Here are the instructions: Write an autobiography and a statement of your plans for the future, especially what you expect to gain from college in general and Chapman University in particular.

Here goes my essay:

My name is Daniela Diaz. I was born in Madrid, Spain on October 29, 1985. My mother’s name is Alejandra Perez, and my father’s name was Jaime Diaz. He passed away when I was 14 years old. My great grandfather, from my father’s side, was French, and my great, great grandfather from my mother’s side was Scottish. I have a younger brother named Jorge Andres, and an older sister named Natalia. I moved to the United States when I was 15 years old, and six months later, I started to attend T.C. Williams High School.

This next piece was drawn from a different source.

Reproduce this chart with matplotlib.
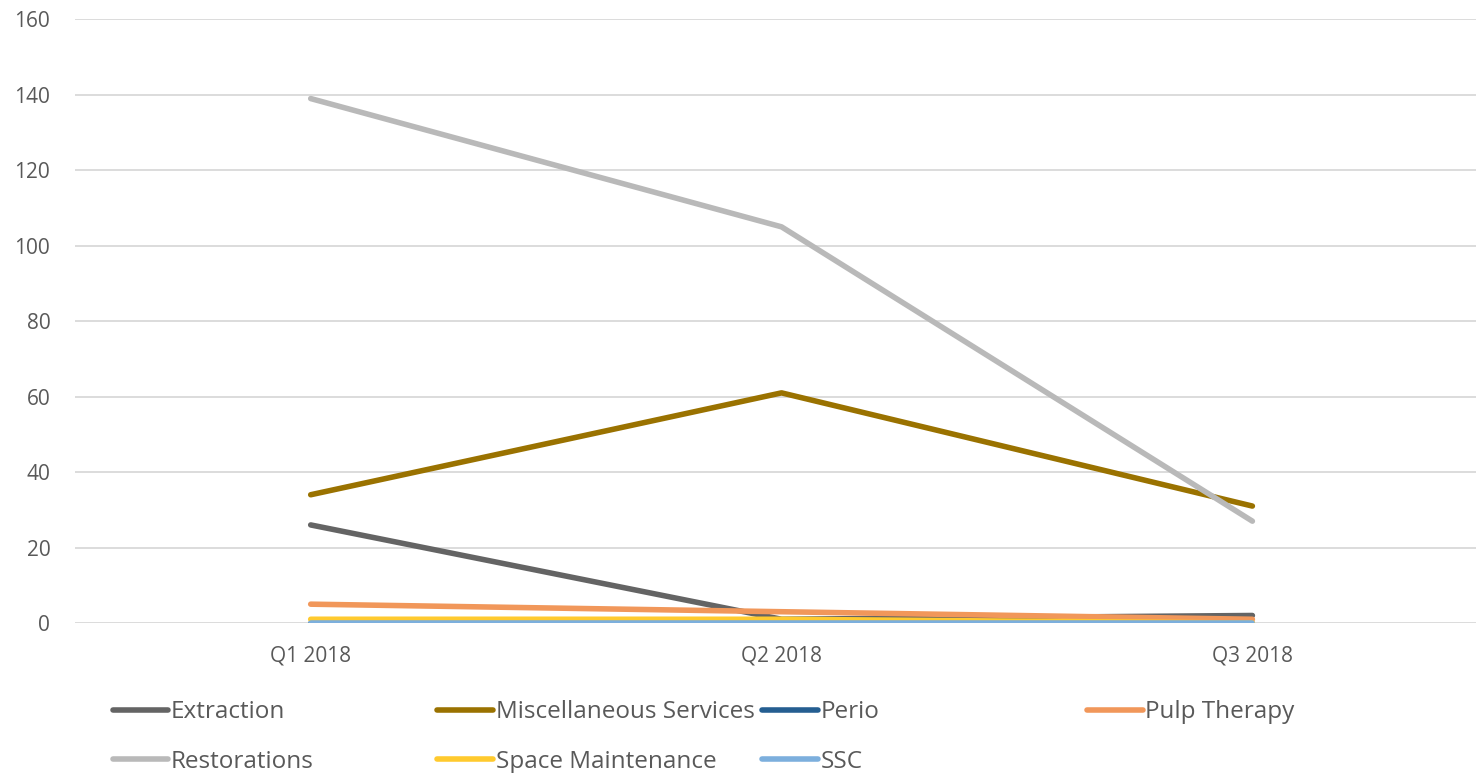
import matplotlib.pyplot as plt
from matplotlib.lines import Line2D

plt.rcParams['font.family'] = ['Open Sans', 'DejaVu Sans']

# Data
quarters = ['Q1 2018', 'Q2 2018', 'Q3 2018']
extraction = [26, 1, 2]
misc_services = [34, 61, 31]
perio = [0, 0, 0]
pulp_therapy = [5, 3, 1]
restorations = [139, 105, 27]
space_maint = [1, 1, 0]
ssc = [0, 0, 0]

series = [
    ('Extraction', extraction, '#646464'),
    ('Miscellaneous Services', misc_services, '#9A7200'),
    ('Perio', perio, '#255E91'),
    ('Pulp Therapy', pulp_therapy, '#F1975A'),
    ('Restorations', restorations, '#B9B9B9'),
    ('Space Maintenance', space_maint, '#FFCA2E'),
    ('SSC', ssc, '#7CAFDD'),
]

fig = plt.figure(figsize=(14.76, 7.73), dpi=100)
ax = fig.add_axes([0.051, 0.194, 0.957, 0.781])

x = range(len(quarters))
for name, vals, col in series:
    ax.plot(x, vals, color=col, lw=4, solid_capstyle='round', label=name)

ax.set_xlim(-0.5, 2.5)
ax.set_ylim(0, 160)
ax.set_yticks(range(0, 161, 20))
ax.set_xticks(list(x))
ax.set_xticklabels(quarters)
ax.grid(axis='y', color='#D9D9D9', lw=1.3)
ax.set_axisbelow(True)
for s in ax.spines.values():
    s.set_visible(False)
ax.tick_params(axis='both', length=0, labelsize=15, colors='#595959')
ax.tick_params(axis='y', pad=18)
ax.tick_params(axis='x', pad=16)

# legend laid out in four equal columns, two rows
cols_x = [0.068, 0.288, 0.508, 0.728]
groups = [[0, 4], [1, 5], [2, 6], [3]]
for cx, grp in zip(cols_x, groups):
    handles = [Line2D([], [], color=series[i][2], lw=4, solid_capstyle='round') for i in grp]
    labels = [series[i][0] for i in grp]
    fig.legend(handles, labels, loc='upper left', bbox_to_anchor=(cx, 0.11),
               frameon=False, fontsize=17.5, handlelength=2.3, handletextpad=0.1,
               labelspacing=1.05, borderpad=0, labelcolor='#595959')

fig.savefig('out.png', dpi=100, facecolor='white')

Since I came to the United States, I have studied very hard to get the best grades I could possibly get. As a result I managed to obtain a GPA between 4.00 - 4.14 every year since the 10th grade. However, I have a total GPA of 3.89 because of the low grades that I brought from Chile. Despite the problem mentioned above, I have accomplished a lot these past 3 years. I took many hard classes, and managed to pass them with very good grades, which was not very easy. It took a lot of time and effort of my part. Sometimes, I slept from 3-5 hours in order to study for all my tests to get good grades. At the end, I think it was worth it because I graduated with an advanced diploma and a GPA above average. Also I received numerous awards during my attendance at T.C. Williams, including the President’s Education Award for Outstanding Academic Excellence during the 12th grade, some other awards for particular classes, and being placed on T.C. Williams High School’s honor roll for three consecutive years.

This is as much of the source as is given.